_EXERCISE_
Write out each line in which the string "this" is present.

_Saved data entries_
- - - - -
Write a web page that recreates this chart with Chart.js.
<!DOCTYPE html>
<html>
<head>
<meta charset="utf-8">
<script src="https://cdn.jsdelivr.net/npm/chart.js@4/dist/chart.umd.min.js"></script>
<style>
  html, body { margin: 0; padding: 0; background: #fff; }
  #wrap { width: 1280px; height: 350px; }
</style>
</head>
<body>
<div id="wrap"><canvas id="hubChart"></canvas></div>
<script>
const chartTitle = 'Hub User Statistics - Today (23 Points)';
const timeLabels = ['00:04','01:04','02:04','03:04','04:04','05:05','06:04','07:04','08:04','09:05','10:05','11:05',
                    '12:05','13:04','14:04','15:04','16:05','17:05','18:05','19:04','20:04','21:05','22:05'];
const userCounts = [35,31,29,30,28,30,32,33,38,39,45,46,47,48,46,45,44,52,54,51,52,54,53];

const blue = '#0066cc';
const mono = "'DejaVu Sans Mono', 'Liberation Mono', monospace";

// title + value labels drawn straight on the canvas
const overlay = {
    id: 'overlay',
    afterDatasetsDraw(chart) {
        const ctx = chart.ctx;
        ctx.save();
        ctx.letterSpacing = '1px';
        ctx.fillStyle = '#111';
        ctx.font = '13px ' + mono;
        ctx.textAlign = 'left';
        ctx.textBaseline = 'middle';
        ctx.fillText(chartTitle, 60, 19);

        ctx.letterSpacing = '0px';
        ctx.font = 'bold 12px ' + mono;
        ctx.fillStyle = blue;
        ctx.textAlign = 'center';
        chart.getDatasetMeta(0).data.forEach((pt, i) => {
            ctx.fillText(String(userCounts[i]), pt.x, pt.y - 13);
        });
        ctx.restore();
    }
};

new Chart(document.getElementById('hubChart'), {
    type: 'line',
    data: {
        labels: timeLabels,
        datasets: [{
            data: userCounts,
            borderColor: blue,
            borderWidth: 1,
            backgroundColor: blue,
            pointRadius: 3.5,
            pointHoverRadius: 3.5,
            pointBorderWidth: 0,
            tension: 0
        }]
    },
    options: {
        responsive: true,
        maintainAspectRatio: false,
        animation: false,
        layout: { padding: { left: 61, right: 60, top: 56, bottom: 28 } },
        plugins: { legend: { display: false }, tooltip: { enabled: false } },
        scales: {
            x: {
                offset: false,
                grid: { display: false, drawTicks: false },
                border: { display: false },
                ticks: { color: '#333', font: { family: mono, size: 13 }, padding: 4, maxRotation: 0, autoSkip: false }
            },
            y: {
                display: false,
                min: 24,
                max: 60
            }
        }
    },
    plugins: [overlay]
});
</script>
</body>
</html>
- - - - -
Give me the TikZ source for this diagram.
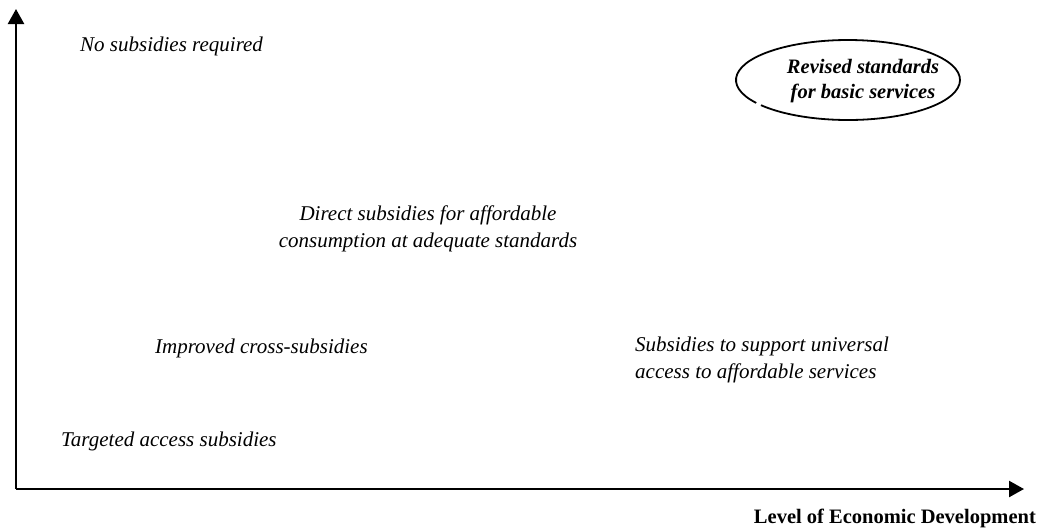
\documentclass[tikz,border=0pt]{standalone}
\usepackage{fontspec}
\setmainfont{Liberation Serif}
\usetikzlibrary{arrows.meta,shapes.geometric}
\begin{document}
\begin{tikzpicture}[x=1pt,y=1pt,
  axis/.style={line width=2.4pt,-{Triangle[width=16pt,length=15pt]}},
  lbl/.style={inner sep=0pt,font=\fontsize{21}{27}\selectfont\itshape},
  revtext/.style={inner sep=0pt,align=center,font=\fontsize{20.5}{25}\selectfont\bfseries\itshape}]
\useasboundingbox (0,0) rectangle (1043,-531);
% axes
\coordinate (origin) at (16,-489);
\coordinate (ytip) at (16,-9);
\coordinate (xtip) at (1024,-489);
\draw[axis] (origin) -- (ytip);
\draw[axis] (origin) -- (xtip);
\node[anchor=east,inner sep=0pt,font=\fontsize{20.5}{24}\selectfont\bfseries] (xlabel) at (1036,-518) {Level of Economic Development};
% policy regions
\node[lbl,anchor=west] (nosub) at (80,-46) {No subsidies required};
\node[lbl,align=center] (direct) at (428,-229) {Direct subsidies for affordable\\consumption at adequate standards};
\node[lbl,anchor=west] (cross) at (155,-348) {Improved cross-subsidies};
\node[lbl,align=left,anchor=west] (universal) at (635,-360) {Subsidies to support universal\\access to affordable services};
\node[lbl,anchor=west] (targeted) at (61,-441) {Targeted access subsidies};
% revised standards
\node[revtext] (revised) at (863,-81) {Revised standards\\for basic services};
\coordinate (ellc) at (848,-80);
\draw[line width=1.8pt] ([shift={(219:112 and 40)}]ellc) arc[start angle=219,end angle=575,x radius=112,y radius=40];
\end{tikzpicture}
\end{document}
- - - - -
_THE REPLY_
Write a web page that recreates this chart with Chart.js.
Give me the TikZ source for this diagram.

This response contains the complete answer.